[Collected data]
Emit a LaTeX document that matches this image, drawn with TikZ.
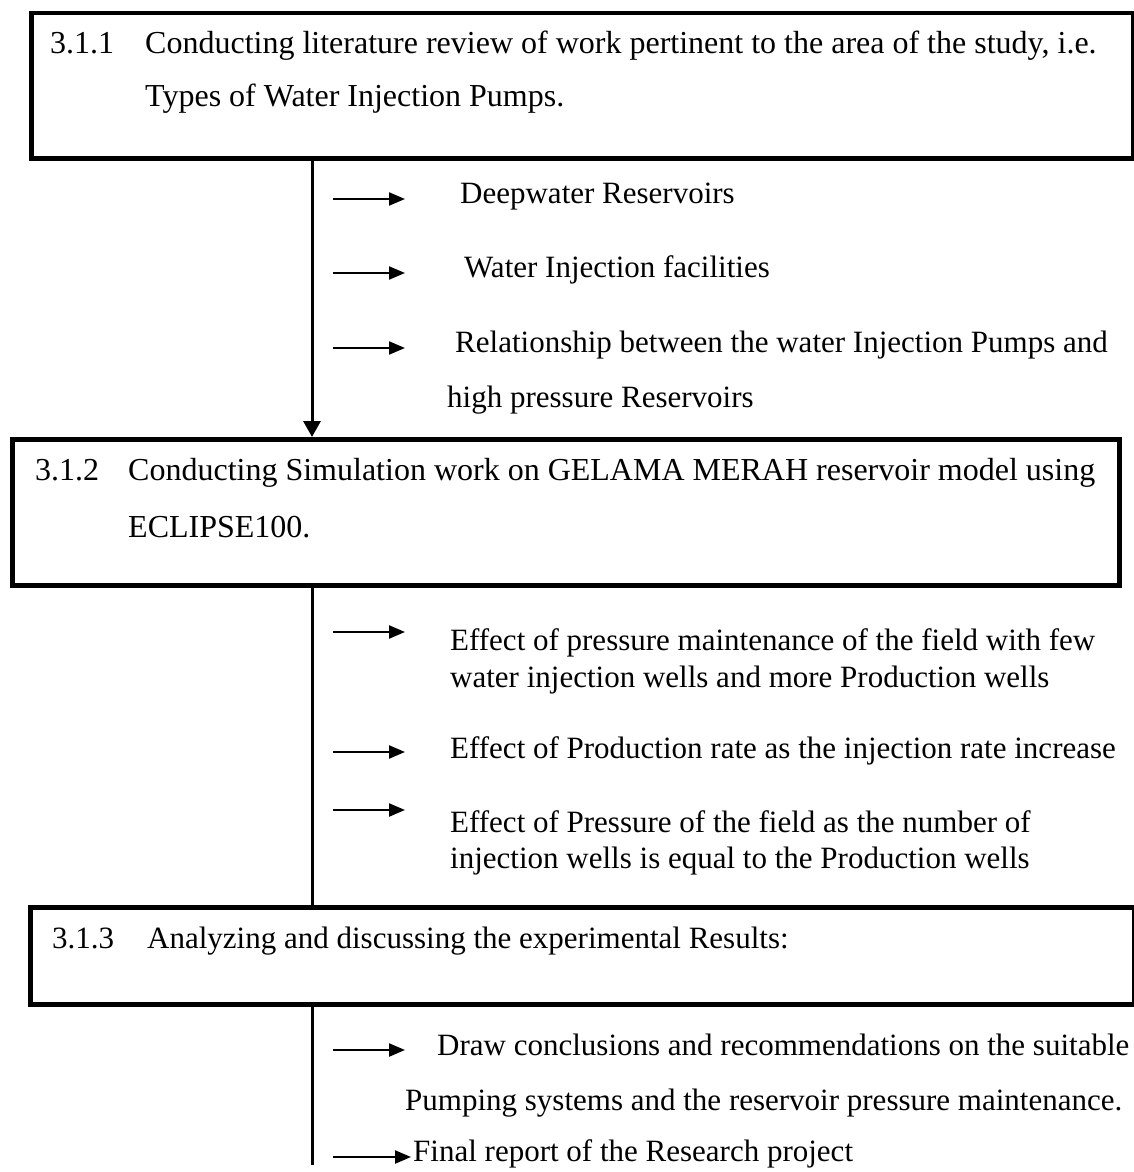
\documentclass[tikz,border=0pt]{standalone}
\usepackage{fontspec}
\setmainfont{Liberation Serif}
\usetikzlibrary{arrows.meta}
\begin{document}
\begin{tikzpicture}[x=1pt,y=-1pt,
  box/.style={draw, line width=4.5pt, anchor=north west, inner sep=0pt},
  txt/.style={anchor=base west, inner sep=0pt, font=\fontsize{31}{37}\selectfont},
  btxt/.style={anchor=base west, inner sep=0pt, font=\fontsize{32}{38}\selectfont},
  trunk/.style={line width=3pt},
  sub/.style={line width=2.2pt, -{Triangle[length=16pt,width=13pt]}},
  trunkarrow/.style={line width=3pt, -{Triangle[length=16pt,width=17pt]}}]
\fill[white] (0,0) rectangle (1134,1172);
\useasboundingbox (0,0) rectangle (1134,1172);

% boxes
\node[box, minimum width=1102pt, minimum height=145pt] (b1) at (29,11) {};
\node[box, minimum width=1107pt, minimum height=146pt] (b2) at (10,437) {};
\node[box, minimum width=1104pt, minimum height=97pt] (b3) at (28,905) {};

% box texts
\node[btxt] (n1) at (50,53) {3.1.1};
\node[btxt] (t1a) at (145,53) {Conducting literature review of work pertinent to the area of the study, i.e.};
\node[btxt] (t1b) at (145,106) {Types of Water Injection Pumps.};
\node[btxt] (n2) at (35,480) {3.1.2};
\node[btxt] (t2a) at (128,480) {Conducting Simulation work on GELAMA MERAH reservoir model using};
\node[btxt] (t2b) at (128,537) {ECLIPSE100.};
\node[txt] (n3) at (52,948) {3.1.3};
\node[txt] (t3a) at (147,948) {Analyzing and discussing the experimental Results:};

% trunk
\coordinate (tx) at (312,0);
\coordinate (bot) at (312,1165);
\draw[trunkarrow] (b1.south -| tx) -- (b2.north -| tx);
\draw[trunk] (b2.south -| tx) -- (b3.north -| tx);
\draw[trunk] (b3.south -| tx) -- (bot);

% sub items group 1
\coordinate (a1s) at (333,199); \coordinate (a1e) at (405,199);
\coordinate (a2s) at (333,273); \coordinate (a2e) at (405,273);
\coordinate (a3s) at (333,348); \coordinate (a3e) at (405,348);
\draw[sub] (a1s) -- (a1e);
\draw[sub] (a2s) -- (a2e);
\draw[sub] (a3s) -- (a3e);
\node[txt] (s1) at (460,203) {Deepwater Reservoirs};
\node[txt] (s2) at (464,277) {Water Injection facilities};
\node[txt] (s3a) at (455,352) {Relationship between the water Injection Pumps and};
\node[txt] (s3b) at (447,407) {high pressure Reservoirs};

% sub items group 2
\coordinate (a4s) at (333,632); \coordinate (a4e) at (405,632);
\coordinate (a5s) at (333,752); \coordinate (a5e) at (405,752);
\coordinate (a6s) at (333,810); \coordinate (a6e) at (405,810);
\draw[sub] (a4s) -- (a4e);
\draw[sub] (a5s) -- (a5e);
\draw[sub] (a6s) -- (a6e);
\node[txt] (s4a) at (450,650) {Effect of pressure maintenance of the field with few};
\node[txt] (s4b) at (450,687) {water injection wells and more Production wells};
\node[txt] (s5) at (450,758) {Effect of Production rate as the injection rate increase};
\node[txt] (s6a) at (450,832) {Effect of Pressure of the field as the number of};
\node[txt] (s6b) at (450,868) {injection wells is equal to the Production wells};

% sub items group 3
\coordinate (a7s) at (333,1050); \coordinate (a7e) at (405,1050);
\coordinate (a8s) at (333,1157); \coordinate (a8e) at (411,1157);
\draw[sub] (a7s) -- (a7e);
\draw[sub] (a8s) -- (a8e);
\node[txt] (s7a) at (437,1055) {Draw conclusions and recommendations on the suitable};
\node[txt] (s7b) at (405,1110) {Pumping systems and the reservoir pressure maintenance.};
\node[txt] (s8) at (413,1161) {Final report of the Research project};
\end{tikzpicture}
\end{document}
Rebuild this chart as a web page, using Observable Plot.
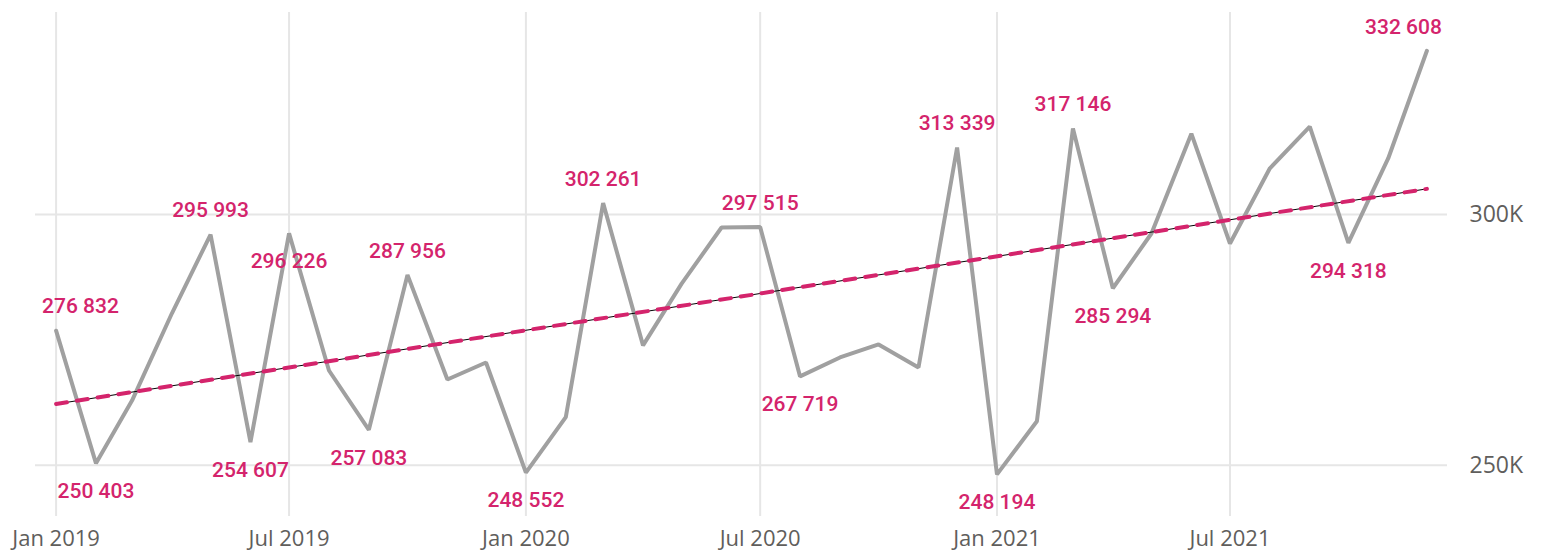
<!DOCTYPE html>
<html>
<head>
<meta charset="utf-8">
<script src="https://cdn.jsdelivr.net/npm/d3@7"></script>
<script src="https://cdn.jsdelivr.net/npm/@observablehq/plot@0.6"></script>
<style>
  html, body { margin: 0; padding: 0; background: #fff; }
  #chart svg { display: block; }
</style>
</head>
<body>
<div id="chart"></div>
<script>
const months = [
  "2019-01","2019-02","2019-03","2019-04","2019-05","2019-06","2019-07","2019-08","2019-09","2019-10","2019-11","2019-12",
  "2020-01","2020-02","2020-03","2020-04","2020-05","2020-06","2020-07","2020-08","2020-09","2020-10","2020-11","2020-12",
  "2021-01","2021-02","2021-03","2021-04","2021-05","2021-06","2021-07","2021-08","2021-09","2021-10","2021-11","2021-12"
];
const values = [
  276832, 250403, 262900, 280300, 295993, 254607, 296226, 268900, 257083, 287956, 267100, 270500,
  248552, 259600, 302261, 273900, 286200, 297400, 297515, 267719, 271500, 274100, 269500, 313339,
  248194, 258800, 317146, 285294, 296200, 316100, 294200, 309200, 317500, 294318, 311200, 332608
];
const aboveMonths = ["2019-01","2019-05","2019-10","2020-03","2020-07","2020-12","2021-03","2021-12"];
const belowMonths = ["2019-02","2019-06","2019-07","2019-09","2020-01","2020-08","2021-01","2021-04","2021-10"];
const yTicks = [250000, 300000];
const xTickMonths = ["2019-01","2019-07","2020-01","2020-07","2021-01","2021-07"];

const parse = d3.utcParse("%Y-%m");
const data = months.map((m, i) => ({month: m, date: parse(m), value: values[i]}));
const fmt = v => d3.format(",")(v).replace(/,/g, " ");

// least squares trend
const n = data.length;
const xs = data.map(d => +d.date), ys = data.map(d => d.value);
const mx = d3.mean(xs), my = d3.mean(ys);
const slope = d3.sum(xs.map((x, i) => (x - mx) * (ys[i] - my))) / d3.sum(xs.map(x => (x - mx) ** 2));
const trend = [data[0], data[n - 1]].map(d => ({date: d.date, value: my + slope * (+d.date - mx)}));

const above = data.filter(d => aboveMonths.includes(d.month));
const below = data.filter(d => belowMonths.includes(d.month));
const first = above.filter(d => d.month === months[0]);
const last = above.filter(d => d.month === months[n - 1]);
const aboveMid = above.filter(d => d !== first[0] && d !== last[0]);

const pink = "#d4246c";
const labelFont = {fill: pink, fontSize: 21, fontWeight: 500, fontFamily: "Roboto"};
const axisFont = {fontSize: 22, fontWeight: 400, fontFamily: "Open Sans", fill: "#605e5c"};

const chart = Plot.plot({
  width: 1541,
  height: 551,
  marginTop: 12,
  marginBottom: 41,
  marginLeft: 35,
  marginRight: 94,
  style: {fontFamily: "Roboto", background: "#fff"},
  x: {type: "utc", domain: [new Date(Date.UTC(2018, 11, 16)), new Date(Date.UTC(2021, 11, 17))]},
  y: {domain: [241000, 340240]},
  marks: [
    Plot.gridX(xTickMonths.map(parse), {stroke: "#e6e6e6", strokeOpacity: 1, strokeWidth: 2, insetBottom: -6}),
    Plot.gridY(yTicks, {stroke: "#e6e6e6", strokeOpacity: 1, strokeWidth: 2}),
    Plot.axisX(xTickMonths.map(parse), {
      tickSize: 0, tickPadding: 20, tickFormat: d3.utcFormat("%b %Y"), label: null, ...axisFont
    }),
    Plot.axisY(yTicks, {
      anchor: "right", tickSize: 0, tickPadding: 22, tickFormat: d => d / 1000 + "K", label: null,
      ...axisFont, fontSize: 23
    }),
    Plot.line(data, {x: "date", y: "value", stroke: "#a0a0a0", strokeWidth: 4, strokeLinejoin: "miter"}),
    Plot.line(trend, {x: "date", y: "value", stroke: "#000", strokeWidth: 1}),
    Plot.line(trend, {x: "date", y: "value", stroke: pink, strokeWidth: 4, strokeDasharray: "11,10"}),
    Plot.text(aboveMid, {x: "date", y: "value", text: d => fmt(d.value), dy: -24, ...labelFont}),
    Plot.text(first, {x: "date", y: "value", text: d => fmt(d.value), dy: -24, dx: -14, textAnchor: "start", ...labelFont}),
    Plot.text(last, {x: "date", y: "value", text: d => fmt(d.value), dy: -24, dx: 15, textAnchor: "end", ...labelFont}),
    Plot.text(below, {x: "date", y: "value", text: d => fmt(d.value), dy: 28, ...labelFont})
  ]
});
document.getElementById("chart").appendChild(chart);
</script>
</body>
</html>
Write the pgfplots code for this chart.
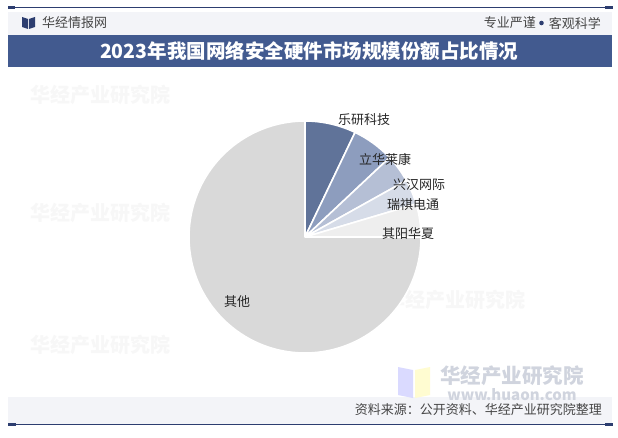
\documentclass[border=0pt]{standalone}
\usepackage{pgfplots}
\usepackage{pgfplotstable}
\pgfplotsset{compat=1.18}
\usepackage{fontspec}
\setmainfont{Noto Sans CJK SC}
\definecolor{navy}{RGB}{45,62,112}
\definecolor{titlebar}{RGB}{66,90,143}
\definecolor{band}{RGB}{243,244,248}
\definecolor{hdrtext}{RGB}{70,70,70}
\definecolor{pie0}{RGB}{96,115,153}
\definecolor{pie1}{RGB}{141,157,190}
\definecolor{pie2}{RGB}{181,191,213}
\definecolor{pie3}{RGB}{214,220,232}
\definecolor{pie4}{RGB}{238,238,238}
\definecolor{pie5}{RGB}{217,217,217}
\definecolor{wm}{RGB}{208,212,222}
\pgfplotstableread{
share
7.1
5.9
3.9
3.5
4.6
75.0
}\piedata
\begin{document}
\begin{tikzpicture}
\begin{scope}[x=1pt,y=-1pt,yshift=437pt]
  \fill[white] (0,0) rectangle (618,437);
  % faint watermarks
  \foreach \px/\py in {100/95,100/213,100/345,455/300}{
    \node[text=black!3,font=\fontsize{20}{22}\selectfont\bfseries] at (\px,\py) {华经产业研究院};
  }
  % header band
  \fill[band] (8,12) rectangle (612,35);
  \fill[titlebar] (8,35) rectangle (612,67);
  \draw[navy,line width=1pt] (8,7.5) -- (613,7.5);
  \fill[navy] (8,6) rectangle (15,9.2);
  \fill[navy] (605,6) rectangle (613,9.2);
  % icon
  \fill[navy] (22,17) -- (28,19) -- (28,29) -- (22,27) -- cycle;
  \fill[navy] (29,19) -- (35,17) -- (35,27) -- (29,29) -- cycle;
  \node[anchor=west,text=hdrtext,font=\fontsize{13}{15}\selectfont,inner sep=0pt] at (42,23) {华经情报网};
  \node[anchor=east,text=hdrtext,font=\fontsize{13}{15}\selectfont,inner sep=0pt] at (601,23) {客观科学};
  \fill[navy] (541.5,23) circle (2.3);
  \node[anchor=east,text=hdrtext,font=\fontsize{13}{15}\selectfont,inner sep=0pt] at (536,23) {专业严谨};
  \node[text=white,font=\fontsize{19.5}{21}\selectfont\bfseries,inner sep=0pt] at (309,51) {2023年我国网络安全硬件市场规模份额占比情况};
  % source band
  \fill[band] (8,397) rectangle (612,424);
  % watermark logo
  \fill[blue!18!white,opacity=0.8] (398,367) -- (413,370) -- (413,398) -- (398,395) -- cycle;
  \fill[yellow!20!white,opacity=0.9] (415,370) -- (430,367) -- (430,395) -- (415,398) -- cycle;
  \node[text=wm,font=\fontsize{20.5}{22}\selectfont\bfseries,inner sep=0pt] at (512,376) {华经产业研究院};
  \node[text=wm,font=\fontsize{15}{16}\selectfont\bfseries,inner sep=0pt] at (512,395) {www.huaon.com};
  \node[anchor=east,text=hdrtext,font=\fontsize{13}{15}\selectfont,inner sep=0pt] at (602,410) {资料来源：公开资料、华经产业研究院整理};
  \draw[navy,line width=1pt] (8,424.5) -- (613,424.5);
  \fill[navy] (8,423) rectangle (16,426.2);
  \fill[navy] (605,423) rectangle (613,426.2);
\end{scope}
\begin{axis}[
  at={(305pt,200pt)}, anchor=center,
  scale only axis, width=232pt, height=232pt,
  hide axis, axis equal image,
  xmin=-1, xmax=1, ymin=-1, ymax=1,
  clip=false]
\def\angA{90}
\pgfplotsinvokeforeach{0,...,5}{%
  \pgfplotstablegetelem{#1}{share}\of\piedata
  \pgfmathsetmacro\angB{\angA-3.6*\pgfplotsretval}%
  \edef\temp{\noexpand\fill[pie#1, draw=white, line width=1.6pt, line join=round] (axis cs:0,0) -- (axis cs:{cos(\angA)},{sin(\angA)}) arc[start angle=\angA, end angle=\angB, radius=1] -- cycle;}%
  \temp
  \global\let\angA\angB
}
\begin{scope}[font=\fontsize{13}{15}\selectfont, text=black!85]
\node at (axis cs:0.509,1.009) {乐研科技};
\node at (axis cs:0.69,0.664) {立华莱康};
\node at (axis cs:0.983,0.448) {兴汉网际};
\node at (axis cs:0.931,0.276) {瑞祺电通};
\node at (axis cs:0.888,0.034) {其阳华夏};
\node at (axis cs:-0.586,-0.56) {其他};
\end{scope}
\end{axis}
\end{tikzpicture}
\end{document}
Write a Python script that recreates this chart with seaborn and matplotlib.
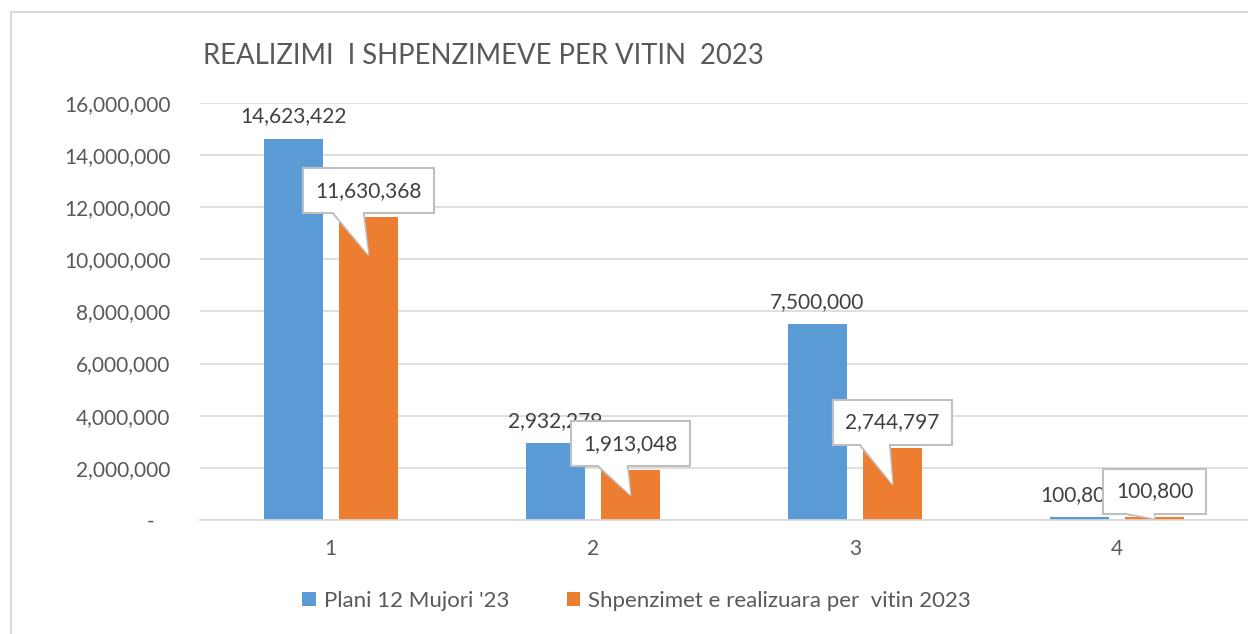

→ TASK TO CARRY OUT
From the first line of the entries above down to the line holding "(t3a) at (147,948)", quote each line exactly and nothing else, skipping pictures.

→ EXERCISE RESULT
Emit a LaTeX document that matches this image, drawn with TikZ.
\documentclass[tikz,border=0pt]{standalone}
\usepackage{fontspec}
\setmainfont{Liberation Serif}
\usetikzlibrary{arrows.meta}
\begin{document}
\begin{tikzpicture}[x=1pt,y=-1pt,
  box/.style={draw, line width=4.5pt, anchor=north west, inner sep=0pt},
  txt/.style={anchor=base west, inner sep=0pt, font=\fontsize{31}{37}\selectfont},
  btxt/.style={anchor=base west, inner sep=0pt, font=\fontsize{32}{38}\selectfont},
  trunk/.style={line width=3pt},
  sub/.style={line width=2.2pt, -{Triangle[length=16pt,width=13pt]}},
  trunkarrow/.style={line width=3pt, -{Triangle[length=16pt,width=17pt]}}]
\fill[white] (0,0) rectangle (1134,1172);
\useasboundingbox (0,0) rectangle (1134,1172);

% boxes
\node[box, minimum width=1102pt, minimum height=145pt] (b1) at (29,11) {};
\node[box, minimum width=1107pt, minimum height=146pt] (b2) at (10,437) {};
\node[box, minimum width=1104pt, minimum height=97pt] (b3) at (28,905) {};

% box texts
\node[btxt] (n1) at (50,53) {3.1.1};
\node[btxt] (t1a) at (145,53) {Conducting literature review of work pertinent to the area of the study, i.e.};
\node[btxt] (t1b) at (145,106) {Types of Water Injection Pumps.};
\node[btxt] (n2) at (35,480) {3.1.2};
\node[btxt] (t2a) at (128,480) {Conducting Simulation work on GELAMA MERAH reservoir model using};
\node[btxt] (t2b) at (128,537) {ECLIPSE100.};
\node[txt] (n3) at (52,948) {3.1.3};
\node[txt] (t3a) at (147,948) {Analyzing and discussing the experimental Results:};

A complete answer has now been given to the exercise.